The Court agrees that the holding of Constitution Associates is properly extended to allow an injured party to bring a counterclaim for declaratory relief in a declaratory judgment action initiated by an insurer against its insured and the injured party. Here, ACFIC brings claims against Bodenhausen and the Johnsons seeking a declaratory judgment that it does not have a duty to defend or indemnify Bodenhausen in the underlying action. The Johnsons’ counterclaim is based on the identical issue, and takes the opposite position, that ACFIC does have a duty to defend and indemnify Bodenhausen. ACFIC has already initiated this case or controversy, putting the question of coverage directly at issue. The Johnsons “may fully participate” in this action by bringing a counterclaim on the same issue. See Constitution Associates, 930 P.2d at 562; Harris, 2007 WL 2890132, at *2.
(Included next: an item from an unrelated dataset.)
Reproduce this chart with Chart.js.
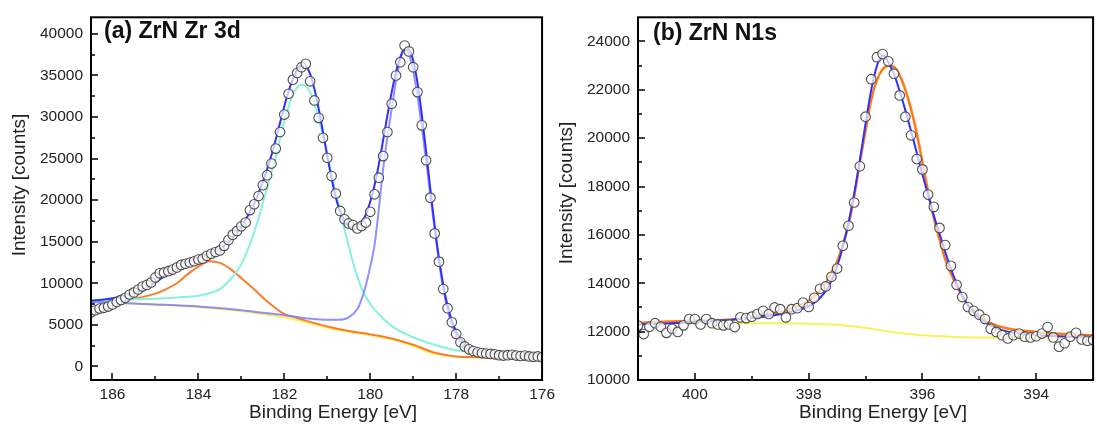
<!DOCTYPE html>
<html><head><meta charset="utf-8">
<script src="https://cdn.jsdelivr.net/npm/chart.js@4.4.0/dist/chart.umd.min.js"></script>
<style>
html,body{margin:0;padding:0;background:#fff;width:1097px;height:430px;overflow:hidden}
#ca{position:absolute;left:0;top:0}
#cb{position:absolute;left:553px;top:0}
</style></head><body>
<canvas id="ca" width="560" height="430"></canvas>
<canvas id="cb" width="546" height="430"></canvas>
<script>
// ---------- Panel (a): ZrN Zr 3d ----------
const zrEnergy = [186.5,186.4,186.3,186.2,186.1,186.0,185.9,185.8,185.7,185.6,185.5,185.4,185.3,185.2,185.1,185.0,184.9,184.8,184.7,184.6,184.5,184.4,184.3,184.2,184.1,184.0,183.9,183.8,183.7,183.6,183.5,183.4,183.3,183.2,183.1,183.0,182.9,182.8,182.7,182.6,182.5,182.4,182.3,182.2,182.1,182.0,181.9,181.8,181.7,181.6,181.5,181.4,181.3,181.2,181.1,181.0,180.9,180.8,180.7,180.6,180.5,180.4,180.3,180.2,180.1,180.0,179.9,179.8,179.7,179.6,179.5,179.4,179.3,179.2,179.1,179.0,178.9,178.8,178.7,178.6,178.5,178.4,178.3,178.2,178.1,178.0,177.9,177.8,177.7,177.6,177.5,177.4,177.3,177.2,177.1,177.0,176.9,176.8,176.7,176.6,176.5,176.4,176.3,176.2,176.1,176.0];
const zrCounts = [6500,6750,6950,7050,7200,7450,7750,8000,8250,8650,8900,9250,9600,9800,10100,10700,11200,11300,11450,11650,11900,12200,12350,12500,12650,12850,12950,13300,13550,13750,13950,14500,15200,15850,16300,16850,17300,18800,19500,20500,21800,23000,24400,26200,28200,30300,32800,34500,35300,36000,36400,34300,32000,29900,27500,25100,22900,20800,18700,17700,17200,17000,16600,16900,17300,18600,20700,22700,25300,28200,31600,35000,36600,38600,37900,36000,33000,29000,24800,20300,16000,12600,9300,7000,5300,3900,2900,2400,2050,1850,1700,1600,1550,1500,1450,1350,1300,1350,1400,1300,1250,1300,1200,1150,1200,1100];

const zrFitEnergy = [186.5,186.4,186.3,186.2,186.1,186.0,185.9,185.8,185.7,185.6,185.5,185.4,185.3,185.2,185.1,185.0,184.9,184.8,184.7,184.6,184.5,184.4,184.3,184.2,184.1,184.0,183.9,183.8,183.7,183.6,183.5,183.4,183.3,183.2,183.1,183.0,182.9,182.8,182.7,182.6,182.5,182.4,182.3,182.2,182.1,182.0,181.9,181.8,181.7,181.6,181.5,181.4,181.3,181.2,181.1,181.0,180.9,180.8,180.7,180.6,180.5,180.4,180.3,180.2,180.1,180.0,179.9,179.8,179.7,179.6,179.5,179.4,179.3,179.2,179.1,179.0,178.9,178.8,178.7,178.6,178.5,178.4,178.3,178.2,178.1,178.0,177.9,177.8,177.7,177.6,177.5,177.4,177.3,177.2,177.1,177.0,176.5,176.0];
const zrFit = [7900,7950,8000,8050,8100,8200,8300,8400,8500,8650,8800,9000,9250,9500,9800,10100,10450,10800,11150,11500,11850,12150,12400,12650,12850,13050,13250,13450,13650,13900,14150,14500,14950,15500,16150,16850,17650,18600,19650,20850,22200,23700,25400,27300,29300,31300,33100,34600,35700,36200,36100,35200,33400,31000,28200,25300,22600,20300,18600,17500,16900,16700,16800,17300,18300,19800,21800,24300,27200,30200,33000,35400,37200,38200,38100,36800,34100,30300,25900,21300,16900,13000,9800,7300,5500,4200,3300,2700,2300,2050,1850,1750,1650,1600,1550,1500,1400,1350];

const zr32Energy = [186.5,186.0,185.5,185.0,184.5,184.0,183.75,183.5,183.25,183.0,182.8,182.6,182.4,182.2,182.0,181.8,181.6,181.4,181.2,181.0,180.8,180.6,180.4,180.2,180.0,179.75,179.5,179.0,178.5,178.0,177.5,177.0,176.5,176.0];
const zr32 = [7800,7950,8080,8150,8300,8500,8800,9300,10500,12300,14700,17800,21500,25200,29500,32700,33900,33000,29800,25500,20800,16500,12500,9400,7500,6000,4850,3500,2600,1950,1650,1450,1350,1300];

const zr52Energy = [186.5,186.0,185.0,184.0,183.0,182.5,182.0,181.5,181.0,180.75,180.5,180.3,180.2,180.1,180.0,179.9,179.8,179.7,179.6,179.5,179.4,179.3,179.2,179.1,179.0,178.9,178.8,178.7,178.6,178.5,178.4,178.3,178.2,178.1,178.0,177.9,177.8,177.6,177.3,177.0,176.5,176.0];
const zr52 = [7750,7650,7450,7200,6750,6450,6150,5800,5600,5600,5900,6900,8100,9800,12000,14600,18900,23700,27600,31000,34300,36900,38200,37600,35500,32500,28800,24800,20500,16500,12600,9300,6800,5000,3800,2900,2400,1900,1550,1400,1250,1150];

const zrSatEnergy = [186.5,186.0,185.5,185.0,184.75,184.5,184.25,184.0,183.75,183.5,183.25,183.0,182.75,182.5,182.25,182.0,181.75,181.5,181.0,180.5,180.0,179.5,179.0,178.5,178.0,177.5,177.0,176.0];
const zrSat = [7850,7950,8150,8750,9300,10000,11100,12000,12650,12450,11700,10600,9500,8300,7200,6300,5900,5500,4800,4250,3850,3350,2600,1650,1200,1100,1050,1000];

const zrBgEnergy = [186.5,186.0,185.5,185.0,184.5,184.0,183.5,183.0,182.5,182.0,181.5,181.0,180.5,180.0,179.5,179.0,178.5,178.0,177.5,177.0,176.5,176.0];
const zrBg = [7750,7650,7550,7450,7300,7150,6900,6650,6300,5900,5300,4650,4150,3750,3250,2450,1500,1150,1080,1030,1000,1000];

const zrXTicks = [186,184,182,180,178,176];
const zrXMinor = [185,183,181,179,177];
const zrYTicks = [0,5000,10000,15000,20000,25000,30000,35000,40000];
const zrYMinor = [2500,7500,12500,17500,22500,27500,32500,37500];

// ---------- Panel (b): ZrN N1s ----------
const nEnergy = [401.0,400.9,400.8,400.7,400.6,400.5,400.4,400.3,400.2,400.1,400.0,399.9,399.8,399.7,399.6,399.5,399.4,399.3,399.2,399.1,399.0,398.9,398.8,398.7,398.6,398.5,398.4,398.3,398.2,398.1,398.0,397.9,397.8,397.7,397.6,397.5,397.4,397.3,397.2,397.1,397.0,396.9,396.8,396.7,396.6,396.5,396.4,396.3,396.2,396.1,396.0,395.9,395.8,395.7,395.6,395.5,395.4,395.3,395.2,395.1,395.0,394.9,394.8,394.7,394.6,394.5,394.4,394.3,394.2,394.1,394.0,393.9,393.8,393.7,393.6,393.5,393.4,393.3,393.2,393.1,393.0];
const nCounts = [12250,11900,12200,12350,12200,11950,12120,11990,12260,12520,12520,12300,12520,12350,12300,12260,12300,12190,12590,12560,12620,12730,12860,12730,13000,12930,12590,12930,12970,13200,13020,13400,13770,13870,14270,14610,15550,16380,17340,18840,20890,22440,23350,23480,23180,22670,21770,20890,20120,19140,18710,17670,17160,16290,15580,14720,13940,13430,13020,12860,12700,12520,12120,11990,11850,11720,11850,11920,11790,11760,11810,11920,12190,11760,11380,11520,11790,11950,11680,11620,11650];

const nFitEnergy = [401.0,400.5,400.0,399.5,399.0,398.5,398.25,398.0,397.9,397.8,397.7,397.6,397.5,397.4,397.3,397.2,397.1,397.0,396.9,396.8,396.75,396.7,396.65,396.6,396.5,396.4,396.3,396.2,396.1,396.0,395.9,395.8,395.7,395.6,395.5,395.4,395.3,395.2,395.1,395.0,394.75,394.5,394.0,393.5,393.0];
const nFit = [12300,12340,12400,12470,12560,12720,12850,13050,13200,13400,13680,14100,14700,15500,16500,17700,19100,20600,22000,23000,23300,23420,23350,23150,22650,21950,21150,20300,19400,18500,17650,16800,16050,15300,14600,14000,13500,13100,12800,12550,12200,12000,11850,11800,11780];

const nPeakEnergy = [401.0,400.5,400.0,399.5,399.0,398.75,398.5,398.25,398.0,397.8,397.7,397.6,397.5,397.4,397.3,397.2,397.1,397.0,396.9,396.8,396.7,396.6,396.5,396.4,396.3,396.2,396.1,396.0,395.9,395.8,395.7,395.6,395.5,395.4,395.3,395.2,395.0,394.75,394.5,394.0,393.5,393.0];
const nPeak = [12350,12420,12450,12480,12590,12700,12800,13000,13280,13700,14000,14450,14900,15600,16400,17600,19000,20300,21600,22400,22850,23000,22950,22600,22000,21200,20200,19000,17800,16700,15800,15000,14400,13900,13450,13100,12650,12300,12130,11990,11900,11850];

const nBgEnergy = [401.0,400.0,399.0,398.0,397.5,397.0,396.5,396.0,395.5,395.0,394.0,393.0];
const nBg = [12330,12370,12350,12330,12280,12150,11970,11850,11790,11760,11750,11780];

const nXTicks = [400,398,396,394];
const nXMinor = [399,397,395];
const nYTicks = [10000,12000,14000,16000,18000,20000,22000,24000];
const nYMinor = [11000,13000,15000,17000,19000,21000,23000];

const panelTitles = ['(a) ZrN Zr 3d', '(b) ZrN N1s'];
const xTitle = 'Binding Energy [eV]';
const yTitle = 'Intensity [counts]';

// ---------- helpers ----------
const xy = (xs, ys) => xs.map((v, i) => ({x: v, y: ys[i]}));
const FONT = '"Liberation Sans", Arial, sans-serif';

const frame = {
  id: 'frame',
  afterDraw(chart, args, o) {
    const {ctx, chartArea: a, scales: {x, y}} = chart;
    ctx.save();
    ctx.strokeStyle = '#000';
    ctx.lineWidth = 1.5;
    ctx.beginPath();
    o.xMajor.forEach(v => { const p = Math.round(x.getPixelForValue(v)); ctx.moveTo(p, a.bottom); ctx.lineTo(p, a.bottom - 7); });
    o.xMinor.forEach(v => { const p = Math.round(x.getPixelForValue(v)); ctx.moveTo(p, a.bottom); ctx.lineTo(p, a.bottom - 4); });
    o.yMajor.forEach(v => { const p = Math.round(y.getPixelForValue(v)); ctx.moveTo(a.left, p); ctx.lineTo(a.left + 7, p); });
    o.yMinor.forEach(v => { const p = Math.round(y.getPixelForValue(v)); ctx.moveTo(a.left, p); ctx.lineTo(a.left + 4, p); });
    ctx.stroke();
    ctx.lineWidth = 2;
    ctx.strokeRect(a.left, a.top, a.right - a.left, a.bottom - a.top);
    // panel title
    ctx.fillStyle = '#111';
    ctx.font = 'bold 23px ' + FONT;
    ctx.textAlign = 'left';
    ctx.textBaseline = 'alphabetic';
    ctx.fillText(o.title, o.tx, o.ty);
    // axis titles
    ctx.fillStyle = '#222';
    ctx.font = '19px ' + FONT;
    ctx.textAlign = 'center';
    ctx.textBaseline = 'middle';
    ctx.fillText(xTitle, o.xtx, o.xty);
    ctx.translate(o.ytx, o.yty);
    ctx.rotate(-Math.PI / 2);
    ctx.fillText(yTitle, 0, 0);
    ctx.restore();
  }
};

const dataStyle = {showLine: false, pointRadius: 4.8, pointBorderWidth: 1.1, pointBorderColor: '#4d4d4d', pointBackgroundColor: 'rgba(255,255,255,0.7)'};
const lineStyle = (c, w) => ({showLine: true, borderColor: c, borderWidth: w, pointRadius: 0, cubicInterpolationMode: 'monotone', fill: false});

function makeOpts(o) {
  return {
    responsive: false, animation: false, events: [],
    layout: {padding: {top: 7, right: o.padRight, left: 0, bottom: 0}},
    plugins: {legend: {display: false}, tooltip: {enabled: false}, frame: o.frame},
    scales: {
      x: {
        type: 'linear', reverse: true, min: o.xmin, max: o.xmax,
        grid: {display: false, drawTicks: false}, border: {display: false},
        afterBuildTicks: s => { s.ticks = o.xTicks.map(v => ({value: v})); },
        afterFit: s => { s.height = 50; },
        ticks: {font: {family: FONT, size: 15.5}, color: '#222', padding: 5, maxRotation: 0, autoSkip: false}
      },
      y: {
        type: 'linear', min: o.ymin, max: o.ymax,
        grid: {display: false, drawTicks: false}, border: {display: false},
        afterBuildTicks: s => { s.ticks = o.yTicks.map(v => ({value: v})); },
        afterFit: s => { s.width = o.yWidth; },
        ticks: {font: {family: FONT, size: 15.5}, color: '#222', padding: 8, autoSkip: false, callback: v => String(v)}
      }
    }
  };
}

new Chart(document.getElementById('ca'), {
  type: 'scatter',
  plugins: [frame],
  data: {datasets: [
    Object.assign({data: xy(zrEnergy, zrCounts)}, dataStyle),
    Object.assign({data: xy(zrFitEnergy, zrFit)}, lineStyle('#2f2fff', 2)),
    Object.assign({data: xy(zr52Energy, zr52)}, lineStyle('rgba(125,125,255,0.85)', 2)),
    Object.assign({data: xy(zr32Energy, zr32)}, lineStyle('#85f2dc', 2)),
    Object.assign({data: xy(zrSatEnergy, zrSat)}, lineStyle('#fa7d2e', 2)),
    Object.assign({data: xy(zrBgEnergy, zrBg)}, lineStyle('#f8f25a', 2))
  ]},
  options: makeOpts({
    padRight: 9, yWidth: 91, xmin: 176, xmax: 186.5, ymin: -1640, ymax: 42000,
    xTicks: zrXTicks, yTicks: zrYTicks,
    frame: {xMajor: zrXTicks, xMinor: zrXMinor, yMajor: zrYTicks, yMinor: zrYMinor,
      title: panelTitles[0], tx: 104, ty: 38, xtx: 333, xty: 413, ytx: 20, yty: 185}
  })
});

new Chart(document.getElementById('cb'), {
  type: 'scatter',
  plugins: [frame],
  data: {datasets: [
    Object.assign({data: xy(nEnergy, nCounts)}, dataStyle),
    Object.assign({data: xy(nFitEnergy, nFit)}, lineStyle('#2f2fff', 2)),
    Object.assign({data: xy(nPeakEnergy, nPeak)}, lineStyle('#ff7a14', 2.5)),
    Object.assign({data: xy(nBgEnergy, nBg)}, lineStyle('#f8f25a', 2))
  ]},
  options: makeOpts({
    padRight: 0, yWidth: 85, xmin: 393, xmax: 401, ymin: 10000, ymax: 25000,
    xTicks: nXTicks, yTicks: nYTicks,
    frame: {xMajor: nXTicks, xMinor: nXMinor, yMajor: nYTicks, yMinor: nYMinor,
      title: panelTitles[1], tx: 100, ty: 40, xtx: 330, xty: 413, ytx: 13.5, yty: 193}
  })
});
</script>
</body></html>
ACFIC’s Motion to Dismiss the John-sons’ counterclaim is therefore denied.

III. CONCLUSION

In accordance with the foregoing, the Court ORDERS as follows:

1. In Civil Action No. 10-cv-00341, Defendant Vail Summit Resorts, Inc., d/b/a Breckenridge Ski Resort, Inc.’s Motion to Dismiss Plaintiffs’ *1098Complaint for Failure to State a Cause of Action (ECF No. 18) is GRANTED;

2. In Civil Action No. 10-cv-00341, Defendant Vail Summit Resorts, Inc., d/b/a Breckenridge Ski Resort, Inc.’s Motion for Summary Judg- . ment (ECF No. 63) is DENIED AS MOOT; and

3. In Civil Action No. ll-cv-01580, Plaintiff Auto Club Family Insurance Company’s Motion to Dismiss Johnson Defendants’ Counterclaim for Coverage (ECF No. 22) is DENIED.

. Defendant Bodenhausen has not moved to dismiss the Complaint or moved for summary judgment in this action.